New Delhi, May 14 (IANS) The government Tuesday constituted a Group of Ministers (GoM) to prepare a law on the autonomy and independence of the CBI in the wake of Supreme Court’s scathing observations on the investigating agency following its affidavit in the case relating to the allocation of coal blocks.
The GoM will prepare a draft law and a draft affidavit to be filed in the Supreme Court within three weeks.
“The prime minister has approved constitution of a Group of Ministers (GoM) to consider the matter relating to an appropriate law being made to provide for the independence of the Central Bureau of Investigation (CBI) and its functional autonomy,” an official release said.
The GoM would be headed by Finance Minister P. Chidambaram and has Home Minister Sushilkumar Shinde, Communications and Information Technology Minister Kapil Sibal and External Affairs Minister Salman Khurshid as members.

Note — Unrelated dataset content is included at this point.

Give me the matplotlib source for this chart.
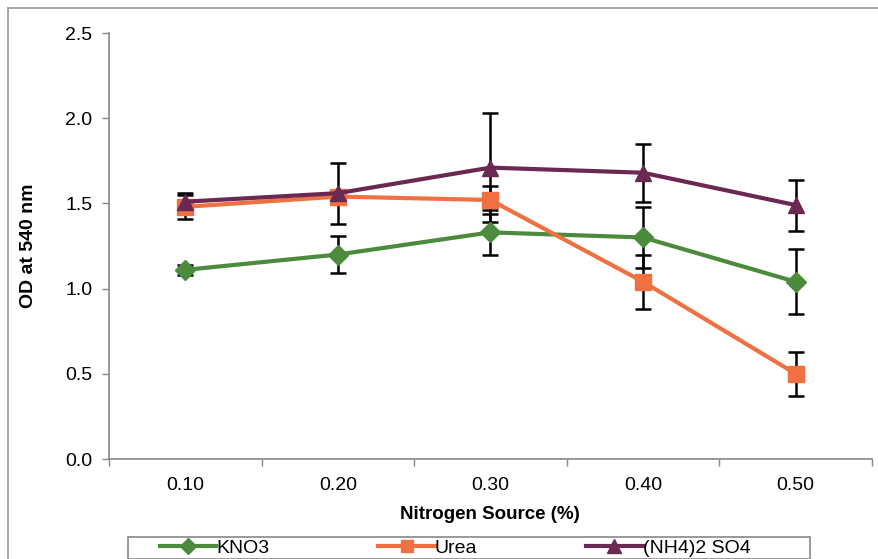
import matplotlib.pyplot as plt
from matplotlib.lines import Line2D
from matplotlib.patches import Rectangle
import numpy as np

plt.rcParams['font.family'] = ['Liberation Sans', 'DejaVu Sans']

conc = ['0.10', '0.20', '0.30', '0.40', '0.50']

kno3 = [1.11, 1.20, 1.33, 1.30, 1.04]
kno3_err = [0.03, 0.11, 0.13, 0.18, 0.19]

urea = [1.48, 1.54, 1.52, 1.04, 0.50]
urea_err = [0.07, 0.04, 0.08, 0.16, 0.13]

nh4 = [1.51, 1.56, 1.71, 1.68, 1.49]
nh4_err = [0.05, 0.18, 0.32, 0.17, 0.15]

series = [
    ('KNO3', kno3, kno3_err, '#4c8a3d', 'D', 10),
    ('Urea', urea, urea_err, '#ef7040', 's', 11),
    ('(NH4)2 SO4', nh4, nh4_err, '#6b2852', '^', 12),
]

W, H = 879, 559
fig = plt.figure(figsize=(W / 100, H / 100), dpi=100)
ax = fig.add_axes([109 / W, 1 - 459 / H, 763 / W, 426 / H])

x = np.arange(1, len(conc) + 1)
handles = []
for name, vals, err, col, mk, ms in series:
    ax.errorbar(x, vals, yerr=err, color=col, lw=3, marker=mk, ms=ms,
                mec=col, ecolor='black', elinewidth=1.8, capsize=6,
                capthick=1.8)
    handles.append(Line2D([], [], color=col, lw=3, marker=mk, ms=ms - 2,
                          mec=col, label=name))

ax.set_xlim(0.5, len(conc) + 0.5)
ax.set_ylim(0, 2.5)
yt = np.arange(0, 2.51, 0.5)
ax.set_yticks(yt)
ax.set_yticklabels(['%.1f' % v for v in yt])
ax.set_xticks(x)
ax.set_xticklabels(conc)
ax.set_xticks(np.arange(0.5, len(conc) + 1), minor=True)

ax.tick_params(axis='x', which='major', length=0, pad=13, labelsize=14)
ax.tick_params(axis='x', which='minor', length=5, color='#888888', width=1)
ax.tick_params(axis='y', length=5, color='#888888', width=1, pad=7, labelsize=14)

for s in ['top', 'right']:
    ax.spines[s].set_visible(False)
for s in ['left', 'bottom']:
    ax.spines[s].set_color('#888888')
    ax.spines[s].set_linewidth(1.2)

ax.set_xlabel('Nitrogen Source (%)', fontsize=13.5, fontweight='bold')
ax.xaxis.set_label_coords((490 - 109) / 763, (459 - 506) / 426)
ax.set_ylabel('OD at 540 nm', fontsize=14, fontweight='bold')
ax.yaxis.set_label_coords((37 - 109) / 763, 0.5)

# legend entries, with a hand-drawn frame wider than the entries
leg = fig.legend(handles=handles, loc='center left',
                 bbox_to_anchor=(160 / W, 1 - 548 / H),
                 ncol=3, fontsize=14, frameon=False,
                 handlelength=2.9, columnspacing=5.6, handletextpad=0.0,
                 borderpad=0, borderaxespad=0)
fig.add_artist(Rectangle((128 / W, 0), (810 - 128) / W, 1 - 537 / H,
                         transform=fig.transFigure, fill=False,
                         edgecolor='#888888', lw=1.2))

# outer chart border
fig.add_artist(Line2D([8 / W, 8 / W], [0, 1 - 8 / H], color='#999999', lw=1.2))
fig.add_artist(Line2D([8 / W, 1], [1 - 8 / H, 1 - 8 / H], color='#999999', lw=1.2))

fig.savefig('out.png', dpi=100)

Minister of State in the Prime Minister’s Office V. Narayanasamy is also a member of the committee.
“The GoM will prepare the draft law and the draft affidavit to be filed in the Supreme Court in the context of the Writ Petition (Civil) No. 120 of 2012, within three weeks,” the release said.
It said that the department of personnel and training will ensure that agenda/papers/minutes of the meetings were expeditiously forwarded to the Prime Minister’s Office and the Cabinet Secretariat.

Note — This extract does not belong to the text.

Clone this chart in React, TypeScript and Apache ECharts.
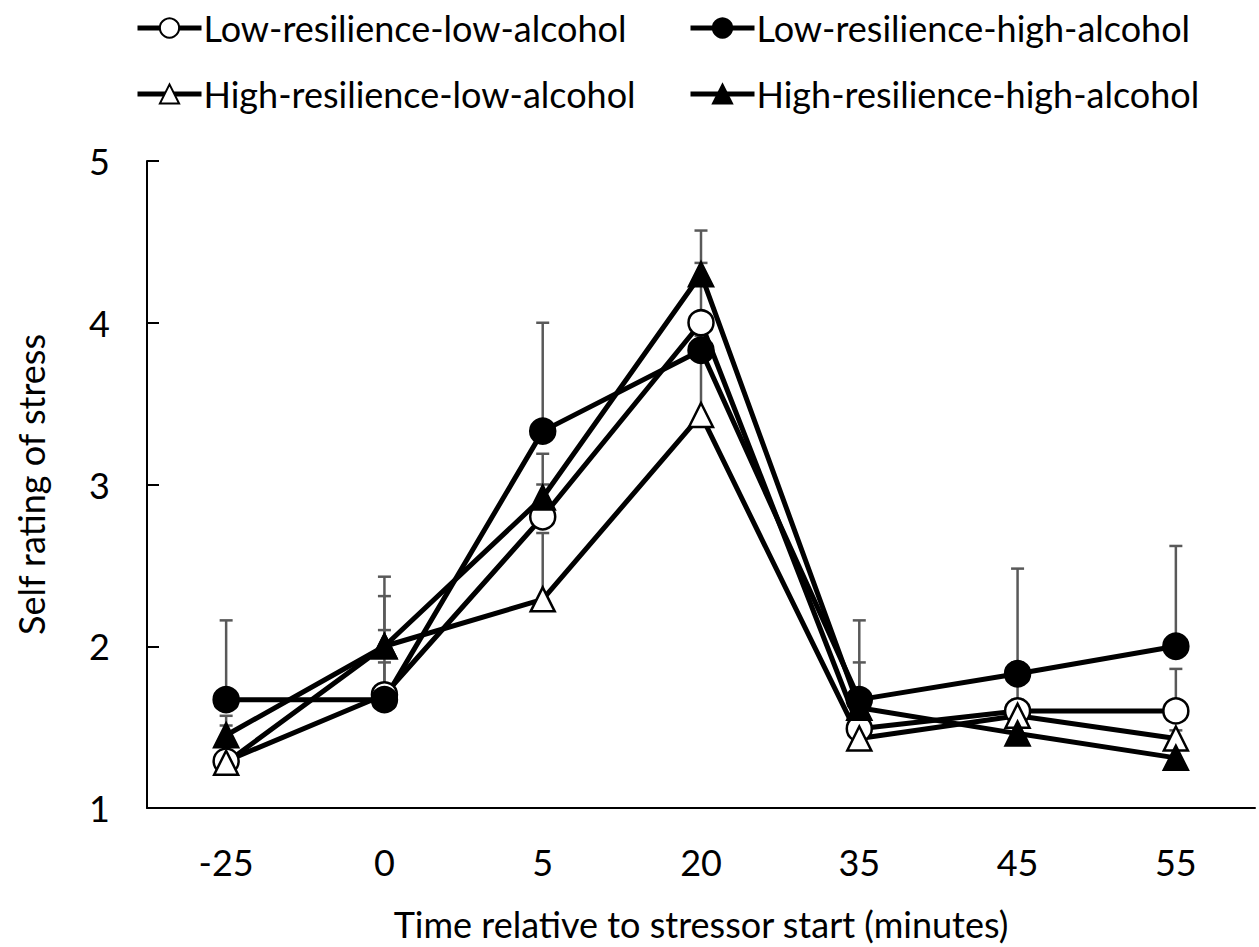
import React, { useEffect, useRef } from "react";
import * as echarts from "echarts";

const categories = ["-25", "0", "5", "20", "35", "45", "55"];
const seriesNames = [
  "Low-resilience-low-alcohol",
  "Low-resilience-high-alcohol",
  "High-resilience-low-alcohol",
  "High-resilience-high-alcohol",
];
const lowResLowAlc = [1.29, 1.7, 2.8, 4.0, 1.49, 1.6, 1.6];
const lowResHighAlc = [1.67, 1.67, 3.33, 3.83, 1.67, 1.83, 2.0];
const highResLowAlc = [1.28, 2.0, 2.29, 3.43, 1.43, 1.57, 1.43];
const highResHighAlc = [1.45, 2.0, 2.92, 4.3, 1.62, 1.46, 1.31];

const errLowResLowAlc = [0.22, 0.2, 0.2, 0.37, 0.1, 0.3, 0.26];
const errLowResHighAlc = [0.49, 0.64, 0.67, 0.09, 0.49, 0.65, 0.62];
const errHighResLowAlc = [0.1, 0.1, 0.41, 0.4, 0.1, 0.1, 0.05];
const errHighResHighAlc = [0.12, 0.43, 0.27, 0.27, 0.28, 0.1, 0.1];

const yTicks = [1, 2, 3, 4, 5];

const FONT = "Lato, sans-serif";
const FS = 36;

export default function App() {
  const ref = useRef<HTMLDivElement>(null);
  useEffect(() => {
    if (!ref.current) return;
    const chart = echarts.init(ref.current, null, { renderer: "svg" });
    const values = [lowResLowAlc, lowResHighAlc, highResLowAlc, highResHighAlc];
    const errs = [errLowResLowAlc, errLowResHighAlc, errHighResLowAlc, errHighResHighAlc];
    const symbols = ["circle", "circle", "triangle", "triangle"];
    const fills = ["#ffffff", "#000000", "#ffffff", "#000000"];

    const errData: number[][] = [];
    values.forEach((vals, s) => {
      vals.forEach((v, i) => errData.push([i, v, errs[s][i]]));
    });

    const lineSeries = values.map((vals, s) => ({
      name: seriesNames[s],
      type: "line",
      data: vals,
      symbol: symbols[s],
      symbolSize: symbols[s] === "circle" ? 25 : 24,
      showAllSymbol: true,
      z: 3,
      lineStyle: { color: "#000", width: 5 },
      itemStyle: { color: fills[s], borderColor: "#000", borderWidth: 2.5 },
      emphasis: { disabled: true },
    }));

    const legendPos = [
      { left: 135, top: 10 },
      { left: 688, top: 10 },
      { left: 135, top: 76 },
      { left: 688, top: 76 },
    ];

    chart.setOption({
      animation: false,
      backgroundColor: "#fff",
      legend: seriesNames.map((n, i) => ({
        data: [n],
        left: legendPos[i].left,
        top: legendPos[i].top,
        padding: 0,
        itemWidth: 64,
        itemHeight: 24,
        itemGap: 4,
        selectedMode: false,
        lineStyle: { width: 5, color: "#000" },
        textStyle: { fontSize: FS, color: "#000", fontFamily: FONT, padding: [0, 0, 0, -3] },
      })),
      grid: { left: 147, right: 4, top: 161, bottom: 131, containLabel: false },
      xAxis: {
        type: "category",
        data: categories,
        boundaryGap: true,
        name: "Time relative to stressor start (minutes)",
        nameLocation: "middle",
        nameGap: 98,
        nameTextStyle: { fontSize: FS, color: "#000", fontFamily: FONT },
        axisLine: { lineStyle: { color: "#000", width: 2 } },
        axisTick: { alignWithLabel: true, inside: true, length: 8, lineStyle: { color: "#000", width: 2 } },
        axisLabel: { fontSize: FS, color: "#000", fontFamily: FONT, margin: 36 },
        splitLine: { show: false },
      },
      yAxis: {
        type: "value",
        min: yTicks[0],
        max: yTicks[yTicks.length - 1],
        interval: 1,
        name: "Self rating of stress",
        nameLocation: "middle",
        nameGap: 98,
        nameRotate: 90,
        nameTextStyle: { fontSize: FS, color: "#000", fontFamily: FONT },
        axisLine: { show: true, lineStyle: { color: "#000", width: 2 } },
        axisTick: { show: true, inside: true, length: 12, lineStyle: { color: "#000", width: 2 } },
        axisLabel: { fontSize: FS, color: "#000", fontFamily: FONT, margin: 37 },
        splitLine: { show: false },
      },
      series: [
        {
          type: "custom",
          name: "errors",
          z: 1,
          silent: true,
          data: errData,
          encode: { x: 0, y: 1 },
          renderItem: (params: any, api: any) => {
            const x = api.value(0);
            const v = api.value(1);
            const e = api.value(2);
            const p0 = api.coord([x, v]);
            const p1 = api.coord([x, v + e]);
            const style = { stroke: "#595959", lineWidth: 2.5 };
            return {
              type: "group",
              children: [
                { type: "line", shape: { x1: p0[0], y1: p0[1], x2: p1[0], y2: p1[1] }, style },
                { type: "line", shape: { x1: p1[0] - 6.5, y1: p1[1], x2: p1[0] + 6.5, y2: p1[1] }, style },
              ],
            };
          },
        },
        ...lineSeries,
      ],
    });
    return () => chart.dispose();
  }, []);
  return (
    <div
      ref={ref}
      style={{ position: "absolute", left: 0, top: 0, width: 1259, height: 947 }}
    />
  );
}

The Supreme Court had last week termed the CBI a “caged parrot” that “speaks in its master’s voice” and asked the government whether it intended to make the agency’s functioning independent.
It had expressed displeasure at the government’s interference in the coal allocation probe report and said “the heart of the report was changed on the suggestions of the government officials”.
The court’s observations had come on CBI director Ranjit Sinha’s second affidavit which stated that the then Law Minister Ashwani Kumar and senior officials of the Prime Minister’s Office and the coal ministry had made certain changes in the report on the allocation of coal blocks.
The Supreme Court had asked the government whether it was contemplating a law to make the working of the CBI independent and insulate it from extraneous intrusion and interferences.
It also said that if the CBI is not made independent, it will step in and noted that CBI must know how to stand up against all pulls and pressures by government and its officials.
The court had said the best things would be that such a law was put in place before the next hearing of the case July 10 so that there would be an impartial and non-partisan independent investigating agency.
It had said that job of CBI is not to interact with government officials but to interrogate to find the truth.
The court’s observations had forced Ashwani Kumar to resign.